## Problem requirements
Extract only the first line of the listing and every line after it up to and including the one with "import matplotlib.pyplot as plt". Omit the pictures.

## Data shown
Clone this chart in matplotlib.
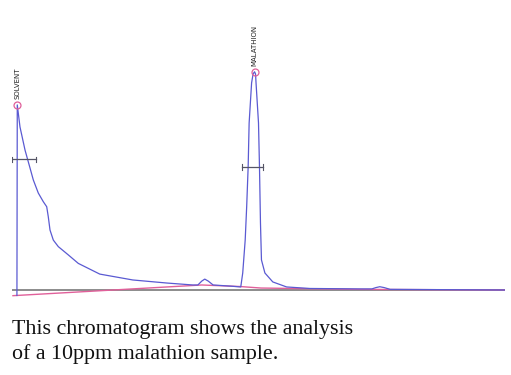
import matplotlib
matplotlib.use("Agg")
import matplotlib.pyplot as plt

# Retention time (min) and detector signal (relative units)
time_min = [0.10, 0.107, 0.162, 0.264, 0.365, 0.432, 0.533, 0.635, 0.704, 0.736,
            0.771, 0.838, 0.939, 1.142, 1.345, 1.78, 2.45, 3.14, 3.67, 3.77,
            3.85, 3.91, 3.98, 4.08, 4.42, 4.64, 4.68, 4.73, 4.76, 4.79, 4.81,
            4.86, 4.89, 4.92, 4.94, 4.95, 5.00, 5.02, 5.04, 5.06, 5.13, 5.29,
            5.57, 6.04, 7.06, 7.30, 7.38, 7.46, 7.55, 7.67, 10.0]
signal = [-2.5, 84.9, 74.8, 64.2, 56.0, 50.5, 44.5, 40.5, 38.2, 33.6,
          27.5, 22.9, 19.9, 16.1, 12.2, 7.3, 4.6, 3.2, 2.3, 2.3,
          4.1, 5.0, 4.1, 2.3, 1.8, 1.4, 7.8, 22.9, 38.1, 56.4, 76.6,
          95.0, 99.1, 100.1, 99.1, 95.0, 76.6, 56.4, 30.7, 13.8, 7.8, 3.7,
          1.4, 0.7, 0.5, 0.5, 1.1, 1.5, 1.1, 0.3, 0.0]

# Integration baseline (pink)
base_t = [0.02, 3.85, 4.62, 5.05, 7.0, 10.0]
base_s = [-2.6, 2.3, 1.6, 0.9, 0.3, 0.0]

# Peaks: name, apex time, apex signal, half-height, half-width limits
peak_names = ["SOLVENT", "MALATHION"]
peak_t = [0.107, 4.92]
peak_s = [84.9, 100.1]
half_s = [60.0, 56.4]
half_t0 = [0.0, 4.67]
half_t1 = [0.49, 5.09]

fig = plt.figure(figsize=(5.11, 3.75), dpi=100)
W, H = 511, 375
y0, y1 = -5, 105
ppu = 2.18
top_py = 290 - y1 * ppu
bot_py = 290 - y0 * ppu
ax = fig.add_axes([12 / W, 1 - bot_py / H, (505 - 12) / W, (bot_py - top_py) / H])
ax.set_xlim(0, 10)
ax.set_ylim(y0, y1)
ax.axis("off")

blue = "#5a5ad2"
pink = "#e0609a"

ax.plot([0, 10], [0, 0], color="#8c8c8c", lw=1.4, zorder=1)
ax.plot(base_t, base_s, color=pink, lw=1.0, zorder=2)
ax.plot(time_min, signal, color=blue, lw=0.9, zorder=3,
        solid_joinstyle="round")

for name, t, s, hs, a, b in zip(peak_names, peak_t, peak_s, half_s, half_t0, half_t1):
    ax.plot([t], [s], marker="o", ms=5, mfc="none", mec=pink, mew=0.9, zorder=4)
    ax.plot([a, b], [hs, hs], color="#555566", lw=0.9, zorder=4)
    ax.plot([a, a], [hs - 1.2, hs + 1.2], color="#555566", lw=0.8)
    ax.plot([b, b], [hs - 1.2, hs + 1.2], color="#555566", lw=0.8)
    ax.annotate(name, (t, s), xytext=(0, 4), textcoords="offset points",
                rotation=90, ha="center", va="bottom", fontsize=5,
                family="DejaVu Sans", color="#222222", annotation_clip=False)

fig.text(12 / W, 1 - 334 / H, "This chromatogram shows the analysis",
         family="Liberation Serif", fontsize=15.8, color="#111111", va="baseline")
fig.text(12 / W, 1 - 359 / H, "of a 10ppm malathion sample.",
         family="Liberation Serif", fontsize=15.8, color="#111111", va="baseline")

fig.savefig("out.png", dpi=100)
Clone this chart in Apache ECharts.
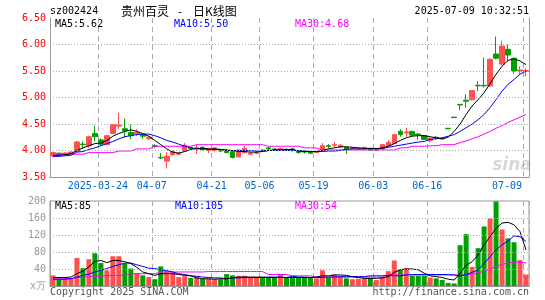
<!DOCTYPE html>
<html>
<head>
<meta charset="utf-8">
<script src="https://cdn.jsdelivr.net/npm/echarts@6/dist/echarts.min.js"></script>
<style>
html, body { margin: 0; padding: 0; background: #fff; }
#chart { width: 545px; height: 300px; }
</style>
</head>
<body>
<div id="chart"></div>
<script>
// 贵州百灵 日K线 (sz002424)

const tickPos = [8, 17, 27, 35, 44, 54, 63, 79];
const tickText = ['2025-03-24', '04-07', '04-21', '05-06', '05-19', '06-03', '06-16', '07-09'];
const priceLines = [4.0, 4.5, 5.0, 5.5, 6.0];
const volLines = [40, 80, 120, 160];

const opens = [3.90,3.95,3.93,3.94,3.98,4.12,4.09,4.32,4.20,4.11, 4.32,4.46,4.41,4.34,4.32,4.30,4.22,4.09,3.87,3.80,
  3.92,3.93,3.99,4.06,4.04,4.06,4.00,4.00,4.01,4.00, 3.98,3.88,3.96,3.93,3.95,4.01,4.05,4.03,4.01,4.02,
  4.03,3.99,3.98,3.98,3.96,4.00,4.09,4.10,4.07,4.06, 4.03,4.03,4.03,4.03,4.00,4.03,4.09,4.13,4.36,4.33,
  4.36,4.31,4.28,4.19,4.25,4.23,4.42,4.63,4.87,4.95, 4.96,5.23,5.23,5.22,5.82,5.63,5.91,5.74,5.50,5.49];
const closes = [3.96,3.92,3.95,3.97,4.16,4.11,4.26,4.26,4.12,4.28, 4.49,4.48,4.37,4.28,4.34,4.27,4.25,4.08,3.86,3.89,
  3.98,3.95,4.10,4.04,4.05,4.02,4.03,4.05,3.99,3.96, 3.87,4.01,4.04,3.95,3.96,3.99,4.03,4.02,4.04,4.01,
  4.02,3.96,3.97,3.95,3.98,4.09,4.08,4.11,4.10,4.02, 4.05,4.04,4.06,4.00,4.02,4.11,4.15,4.30,4.30,4.35,
  4.29,4.29,4.21,4.23,4.24,4.22,4.41,4.62,4.86,4.93, 5.13,5.22,5.22,5.72,5.74,5.97,5.80,5.50,5.52,5.51];
const lows = [3.87,3.89,3.91,3.92,3.97,4.04,4.05,4.17,4.09,4.10, 4.31,4.40,4.24,4.21,4.27,4.22,4.20,4.05,3.84,3.66,
  3.90,3.91,3.97,4.02,3.94,4.00,3.95,3.98,3.97,3.95, 3.85,3.87,3.94,3.91,3.93,3.97,4.00,4.00,4.00,3.99,
  3.98,3.94,3.94,3.93,3.95,3.99,4.04,4.05,4.04,3.94, 4.02,4.02,4.02,3.99,3.99,4.02,4.07,4.12,4.26,4.26,
  4.27,4.21,4.20,4.15,4.21,4.21,4.41,4.62,4.76,4.81, 4.94,5.12,5.19,5.20,5.72,5.61,5.68,5.45,5.44,5.40];
const highs = [3.98,3.96,3.97,3.99,4.18,4.17,4.28,4.47,4.23,4.29, 4.50,4.71,4.60,4.49,4.40,4.31,4.28,4.12,3.95,3.97,
  4.00,3.97,4.14,4.07,4.11,4.08,4.05,4.06,4.03,4.02, 3.99,4.02,4.09,3.97,3.99,4.02,4.07,4.04,4.05,4.04,
  4.05,4.00,4.00,3.99,3.99,4.14,4.12,4.16,4.12,4.07, 4.06,4.06,4.07,4.04,4.03,4.12,4.20,4.31,4.40,4.43,
  4.37,4.33,4.29,4.25,4.27,4.24,4.42,4.63,4.87,5.06, 5.14,5.31,5.75,5.74,6.15,6.07,6.00,5.75,5.59,5.55];

const ma5 = [3.90,3.91,3.92,3.94,4.00,4.05,4.09,4.13,4.14,4.19, 4.27,4.32,4.36,4.39,4.36,4.32,4.27,4.19,4.11,4.03,
  3.97,3.95,3.98,4.02,4.04,4.04,4.03,4.03,4.02,4.00, 4.00,3.98,3.98,3.97,3.97,3.98,4.00,4.01,4.02,4.02,
  4.02,3.99,3.98,3.98,3.98,4.00,4.03,4.05,4.07,4.07, 4.06,4.05,4.04,4.04,4.03,4.05,4.08,4.13,4.19,4.24,
  4.27,4.28,4.28,4.26,4.24,4.22,4.25,4.36,4.50,4.68, 4.84,4.96,5.09,5.26,5.44,5.59,5.70,5.73,5.69,5.62];
const ma10 = [3.89,3.89,3.90,3.91,3.97,3.98,4.02,4.05,4.09,4.13, 4.17,4.22,4.26,4.28,4.30,4.31,4.31,4.28,4.24,4.19,
  4.16,4.12,4.08,4.05,4.03,4.03,4.02,4.02,4.02,4.01, 4.00,4.00,4.00,4.00,3.99,3.99,4.00,4.00,4.00,4.00,
  4.00,4.00,3.99,3.98,3.98,3.98,3.99,3.99,4.00,4.02, 4.03,4.03,4.03,4.04,4.04,4.04,4.06,4.08,4.10,4.12,
  4.14,4.16,4.17,4.21,4.22,4.24,4.27,4.30,4.36,4.43, 4.50,4.58,4.68,4.81,4.96,5.12,5.25,5.34,5.44,5.50];
const ma30 = [3.93,3.93,3.93,3.93,3.93,3.93,3.96,3.96,3.96,3.96, 3.96,3.99,3.99,3.99,4.03,4.03,4.03,4.08,4.08,4.08,
  4.08,4.08,4.08,4.08,4.11,4.11,4.11,4.11,4.11,4.11, 4.11,4.11,4.11,4.11,4.11,4.11,4.08,4.08,4.08,4.08,
  4.08,4.08,4.05,4.05,4.05,4.01,4.01,4.01,4.01,4.01, 4.01,4.01,4.01,4.01,4.01,4.01,4.01,4.01,4.05,4.05,
  4.08,4.08,4.08,4.09,4.09,4.11,4.11,4.11,4.15,4.18, 4.22,4.26,4.31,4.36,4.42,4.47,4.53,4.58,4.63,4.68];

// 成交量 (万手)
const vol = [25,16,20,19,66,42,63,77,54,37, 70,70,53,41,30,25,21,16,46,35,
  32,21,23,19,23,17,17,16,16,28, 25,24,24,21,21,19,19,21,27,21,
  20,20,20,20,18,37,20,27,24,18, 16,17,18,19,14,21,35,60,38,42,
  24,24,24,20,18,14,7,6,96,122, 45,89,140,159,199,133,112,103,61,27];
const vma5 = [20,20,20,21,29,35,45,58,60,55, 60,60,57,53,44,33,29,25,29,29,
  29,27,25,24,19,17,17,16,17,17, 19,21,21,21,21,21,20,20,20,20,
  20,20,20,20,21,24,24,26,26,25, 22,20,18,18,18,19,22,32,38,40,
  40,38,30,24,22,20,16,14,30,49, 57,73,97,116,136,148,150,144,128,85];
const vma10 = [16,16,16,17,21,25,28,33,37,41, 46,50,54,54,50,46,42,41,38,36,
  33,29,27,24,23,21,20,19,19,17, 19,19,20,20,20,20,21,21,21,20,
  23,21,21,20,20,20,21,21,22,22, 22,22,22,24,24,24,25,24,24,26,
  27,27,27,27,27,27,27,26,24,27, 32,38,53,69,85,97,106,118,116,105];
const vma30 = [17,17,17,17,20,20,23,23,23,25, 25,25,25,29,29,29,29,29,33,33,
  33,33,33,33,33,33,34,34,34,34, 34,34,34,34,34,34,27,27,27,27,
  24,24,24,24,21,21,21,21,21,21, 21,21,21,21,21,21,26,26,26,26,
  26,26,26,26,26,26,26,26,25,26, 28,31,35,40,46,51,54,56,56,54];

const RED = '#ff5050';
const GREEN = '#00a000';
const MONO = 'DejaVu Sans Mono';

const cats = opens.map((_, i) => i);
const kData = opens.map((o, i) => [o, closes[i], lows[i], highs[i]]);
const volData = vol.map((v, i) => ({
    value: v,
    itemStyle: { color: closes[i] >= opens[i] ? RED : GREEN }
}));

const isTick = (i) => tickPos.indexOf(i) >= 0;

function txt(x, y, text, color, opts) {
    opts = opts || {};
    return {
        type: 'text', x: x, y: y, silent: true,
        style: {
            text: text, fill: color,
            font: opts.font || ('10px ' + MONO),
            textAlign: opts.align || 'left', align: opts.align || 'left',
            textVerticalAlign: 'middle', verticalAlign: 'middle'
        }
    };
}

function lineSeries(x, y, data, color) {
    return {
        type: 'line', xAxisIndex: x, yAxisIndex: y, data: data,
        symbol: 'none', silent: true,
        lineStyle: { color: color, width: 1 }
    };
}

// dotted horizontal guides, kept under the marks
function guideSeries(x, y, levels) {
    return {
        type: 'line', xAxisIndex: x, yAxisIndex: y, data: [], z: 1, silent: true,
        markLine: {
            silent: true, symbol: 'none', animation: false,
            label: { show: false },
            lineStyle: { color: '#aaa', width: 1, type: [1, 2] },
            data: levels.map(v => ({ yAxis: v }))
        }
    };
}

const chart = echarts.init(document.getElementById('chart'));

const option = {
    animation: false,
    backgroundColor: '#fff',
    grid: [
        { left: 50, right: 16, top: 18, height: 159 },
        { left: 50, right: 16, top: 201, height: 85, show: true, borderColor: '#999', borderWidth: 1 }
    ],
    xAxis: [
        {
            type: 'category', gridIndex: 0, data: cats, boundaryGap: true,
            axisLine: { lineStyle: { color: '#999' } },
            axisTick: { show: false },
            axisLabel: {
                interval: (i) => isTick(i),
                formatter: (v, i) => {
                    const k = tickPos.indexOf(i);
                    if (k < 0) return '';
                    return (i === cats.length - 1 ? '{b|' : '{a|') + tickText[k] + '}';
                },
                margin: 4,
                rich: {
                    a: { color: '#0066cc', fontFamily: MONO, fontSize: 10, padding: [0, 6, 0, 0] },
                    b: { color: '#0066cc', fontFamily: MONO, fontSize: 10, padding: [0, 38, 0, 0] }
                }
            },
            splitLine: { show: true, interval: (i) => isTick(i), lineStyle: { color: '#aaa', type: [5, 4] } }
        },
        {
            type: 'category', gridIndex: 1, data: cats, boundaryGap: true,
            axisLine: { lineStyle: { color: '#999' } },
            axisTick: { show: false },
            axisLabel: { show: false },
            splitLine: { show: true, interval: (i) => isTick(i), lineStyle: { color: '#aaa', type: [5, 4] } }
        }
    ],
    yAxis: [
        {
            type: 'value', gridIndex: 0, min: 3.5, max: 6.5, interval: 0.5,
            axisLine: { show: true, lineStyle: { color: '#999' } },
            axisTick: { show: false },
            axisLabel: { color: '#ff0000', fontFamily: MONO, fontSize: 10, margin: 4, formatter: (v) => v.toFixed(2) },
            splitLine: { show: false }
        },
        {
            type: 'value', gridIndex: 0, position: 'right', min: 3.5, max: 6.5, interval: 0.5,
            axisLine: { show: true, lineStyle: { color: '#999' } },
            axisTick: { show: false }, axisLabel: { show: false }, splitLine: { show: false }
        },
        {
            type: 'value', gridIndex: 1, min: 0, max: 200, interval: 40,
            axisLine: { show: true, lineStyle: { color: '#999' } },
            axisTick: { show: false },
            axisLabel: { color: '#999', fontFamily: MONO, fontSize: 10, margin: 4, formatter: (v) => v === 0 ? 'x万' : String(v) },
            splitLine: { show: false }
        }
    ],
    series: [
        guideSeries(0, 0, priceLines),
        guideSeries(1, 2, volLines),
        {
            type: 'candlestick', xAxisIndex: 0, yAxisIndex: 0, data: kData, barWidth: 5, silent: true,
            itemStyle: { color: RED, color0: GREEN, borderColor: RED, borderColor0: GREEN, borderWidth: 1 }
        },
        lineSeries(0, 0, ma30, '#ff00ff'),
        lineSeries(0, 0, ma10, '#0000ff'),
        lineSeries(0, 0, ma5, '#000000'),
        { type: 'bar', xAxisIndex: 1, yAxisIndex: 2, data: volData, barWidth: 5, silent: true },
        lineSeries(1, 2, vma30, '#ff00ff'),
        lineSeries(1, 2, vma10, '#0000ff'),
        lineSeries(1, 2, vma5, '#000000')
    ],
    graphic: [
        txt(50, 11, 'sz002424', '#000'),
        txt(121, 11, '贵州百灵', '#000', { font: '12px "Noto Sans CJK SC"' }),
        txt(180, 11, '-', '#000', { font: '12px "Noto Sans CJK SC"', align: 'center' }),
        txt(193, 11, '日K线图', '#000', { font: '12px "Noto Sans CJK SC"' }),
        txt(529, 11, '2025-07-09 10:32:51', '#000', { align: 'right' }),
        txt(55, 24, 'MA5:' + ma5[ma5.length - 1].toFixed(2), '#000'),
        txt(174, 24, 'MA10:' + ma10[ma10.length - 1].toFixed(2), '#0000ff'),
        txt(295, 24, 'MA30:' + ma30[ma30.length - 1].toFixed(2), '#ff00ff'),
        txt(55, 206, 'MA5:' + vma5[vma5.length - 1], '#000'),
        txt(175, 206, 'MA10:' + vma10[vma10.length - 1], '#0000ff'),
        txt(295, 206, 'MA30:' + vma30[vma30.length - 1], '#ff00ff'),
        txt(50, 292, 'Copyright 2025 SINA.COM', '#555'),
        txt(529, 292, 'http://finance.sina.com.cn', '#555', { align: 'right' }),
        txt(512, 166, 'sina', 'rgba(190,190,190,0.6)', { font: 'italic bold 17px "DejaVu Sans"', align: 'center' })
    ]
};

chart.setOption(option);
</script>
</body>
</html>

## Response below
Clone this chart in matplotlib.
import matplotlib
matplotlib.use("Agg")
import matplotlib.pyplot as plt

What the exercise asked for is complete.